Поймать второго, беззлобного, если не блаженного, Артема (Азамат Нигманов), труда не составляет, но удастся ли доставить его в расположение части, большой вопрос. Герои, как дальнобойщик из фильма Сергея Лозницы "Счастье мое" (2010), попадают, едва ступив на московский асфальт, в замкнутый круг, где, соревнуясь друг с другом в лютости, менты, уголовники, русские и чеченцы насилуют мужчин и уродуют женщин. Где побои — уже давно не насилие, а средство коммуникации: такое московское эсперанто.
Тем не менее фильм совсем не о том, что полиция выродилась в самое опасное из бандформирований, гастарбайтеры лишены любых прав, включая право на жизнь, а по сравнению с дисбатом — "дизелем" на армейском сленге — небо с овчинку покажется. Как, скажем, лучший российский фильм 2011 года, "Дом" Олега Погодина, был совсем не предсказанием резни в станице Кущевской, с которой несчастливо совпал по времени, а античной трагедией рока или, если угодно, почвенной трагедией о небе, земле и людях, зажатыми между ними. Или — как, однако, причудливо рифмуются названия этих фильмов — "Караул" (1989) Александра Рогожкина был не столько о дедовщине, сколько о клаустрофобии, о которой Рогожкин снимет свои лучшие фильмы.
Язык "Конвоя" кажется предельно достоверным языком зоны и казармы. Но когда Игнат дежурно отвечает ментам "Где ты мне, мусор, братан?" или "Я извиняться не буду", когда Артем каркает вороном и рассказывает неотличимые друг от друга анекдоты, когда снова и снова всплывает сакральная сумма в 19 тысяч рублей, эта достоверность испаряется. Если искать аналогии, то это ближе всего к речевому шуму фильмов Киры Муратовой с его сюрреалистическими повторами.
Капитанские припадки и нечеловеческий симптом его душевной болезни — бесчувственность к любой боли — в какой-то момент получают личное, семейное объяснение, хотя сначала опасаешься иного, очевидного и невыносимо банального: дескать, Игната контузило на Кавказе. Но, по сути, в этом странном фильме никто не чувствует боли: людей бьют до состояния мешков с костями, а им хоть бы хны.
Страх люди чувствуют — это да, а вот боль — нет, словно каждый из них по-своему контужен. Сцены физического насилия нужны Мизгиреву не для того, чтобы шокировать или разоблачать, а чтобы подвести зрителей к катарсису. Катарсис происходит, но опять-таки он достаточно темен по смыслу. Более того, с одной стороны, это катарсис, а с другой — клоунский гэг. В "Бубне" героиня отрезала себе пальцы, здесь герой прицепляет клоунский нос: во вселенной Мизгирева эти поступки равнозначны.

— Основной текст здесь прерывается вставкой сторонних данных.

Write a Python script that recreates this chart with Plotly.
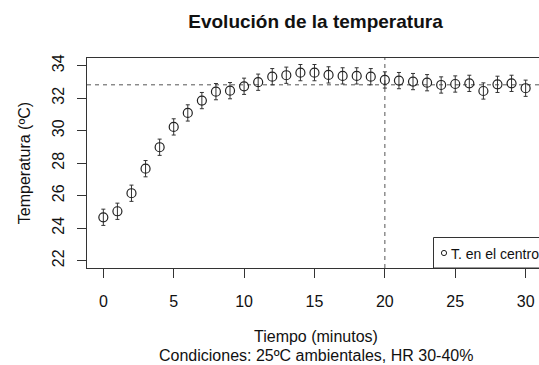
import plotly.graph_objects as go

# ---- data ----
tiempo = list(range(0, 31))
temperatura = [24.67, 25.04, 26.15, 27.66, 28.98, 30.23, 31.09, 31.85, 32.40, 32.46,
               32.73, 32.98, 33.32, 33.41, 33.57, 33.57, 33.43, 33.37, 33.37, 33.32,
               33.12, 33.08, 33.02, 32.95, 32.81, 32.87, 32.91, 32.44, 32.85, 32.91,
               32.61]
error = [0.5] * len(tiempo)
ref_temp = 32.82
ref_time = 20
x_ticks = [0, 5, 10, 15, 20, 25, 30]
y_ticks = [22, 24, 26, 28, 30, 32, 34]
serie = "T. en el centro"
titulo = "Evolución de la temperatura"
xlab1 = "Tiempo (minutos)"
xlab2 = "Condiciones: 25ºC ambientales, HR 30-40%"
ylab = "Temperatura (ºC)"

W, H = 539, 365
L, R, T, B = 87, 0, 58, 97
FONT = "Liberation Sans, Arial, Helvetica, sans-serif"
INK = "#333333"

fig = go.Figure()
fig.add_trace(go.Scatter(
    x=tiempo, y=temperatura, mode="markers", showlegend=False,
    marker=dict(symbol="circle-open", size=9, color="#222222", line=dict(width=1.2, color="#222222")),
    error_y=dict(type="data", array=error, visible=True, thickness=1, width=2, color="#333333"),
))

# reference lines
fig.add_shape(type="line", xref="paper", x0=0, x1=1, yref="y", y0=ref_temp, y1=ref_temp,
              line=dict(color="#555555", width=1, dash="4px,4px"), layer="below")
fig.add_shape(type="line", xref="x", x0=ref_time, x1=ref_time, yref="paper", y0=0, y1=1,
              line=dict(color="#555555", width=1, dash="4px,4px"), layer="below")

pw = W - L - R
ph = H - T - B
def px(xp):
    return (xp - L) / pw
def py(yp):
    return (H - B - yp) / ph

# legend box (cropped at the right edge, as in the reference)
fig.add_shape(type="rect", xref="paper", yref="paper", x0=px(433.5), x1=1.2, y0=0, y1=py(237.5),
              line=dict(color=INK, width=1), fillcolor="white")
fig.add_shape(type="circle", xref="paper", yref="paper", xsizemode="pixel", ysizemode="pixel",
              xanchor=px(444), yanchor=py(253), x0=-2.6, x1=2.6, y0=-2.6, y1=2.6,
              line=dict(color="#222222", width=1))
fig.add_annotation(text=serie, xref="paper", yref="paper", x=px(449), y=py(253.5),
                   xanchor="left", yanchor="middle", showarrow=False,
                   font=dict(family=FONT, size=14, color="#111111"))

# x axis labels (two lines)
fig.add_annotation(text=xlab1, xref="paper", yref="paper", x=px(315.5), y=py(336),
                   xanchor="center", yanchor="middle", showarrow=False,
                   font=dict(family=FONT, size=16, color="#111111"))
fig.add_annotation(text=xlab2, xref="paper", yref="paper", x=px(315.5), y=py(355),
                   xanchor="center", yanchor="middle", showarrow=False,
                   font=dict(family=FONT, size=16, color="#111111"))

fig.update_layout(
    width=W, height=H,
    margin=dict(l=L, r=R, t=T, b=B),
    paper_bgcolor="white", plot_bgcolor="white",
    font=dict(family=FONT, size=16, color="#111111"),
    title=dict(text="<b>" + titulo + "</b>", xref="container", x=315.5 / W, xanchor="center",
               yref="container", y=1 - 21 / H, yanchor="middle",
               font=dict(family=FONT, size=19, color="#111111")),
    xaxis=dict(range=[-1.16, 30.95], tickvals=x_ticks, ticktext=[str(v) for v in x_ticks],
               showgrid=False, zeroline=False, showline=True, mirror=True,
               linecolor=INK, linewidth=1, ticks="outside", ticklen=9, tickwidth=1,
               tickcolor=INK, ticklabelstandoff=10, tickfont=dict(size=16)),
    yaxis=dict(range=[21.55, 34.47], tickvals=y_ticks, ticktext=[str(v) for v in y_ticks],
               showgrid=False, zeroline=False, showline=True, mirror=False,
               linecolor=INK, linewidth=1, ticks="outside", ticklen=9, tickwidth=1,
               tickcolor=INK, tickangle=-90, ticklabelstandoff=7, tickfont=dict(size=16)),
)
fig.update_yaxes(title=dict(text=ylab, standoff=14, font=dict(size=16)))

fig.write_html("out.html")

Это фильм не только не о насилии, но и не совсем о России. Недаром Мизгирев, комментируя "Конвой", вспоминает не, грубо говоря, майора Евсюкова, а морпехов, мочащихся на трупы иракцев или афганцев. Недаром его любимый фильм — "Полуночный ковбой". Он — очень американский режиссер: не голливудский, а именно что американский и урбанистический, чуткий к физике и метафизике мегаполисов. "Кремень" венчала то ли пародийная, то ли нет, но точная отсылка к "Таксисту" Мартина Скорсезе. Готов поспорить, что среди любимых фильмов Мизгирева — "Последний наряд" (1973) Хэла Эшби, тоже конвойная и тоже страшная, хотя и по-другому, история.
Не в том дело в его фильмах, что Москва — это ад, а в том, что мегаполис — это ад. И не в том, что менты или бандиты — это ад, а в том, что, как завещал нам великий Сартр, "ад — это другие".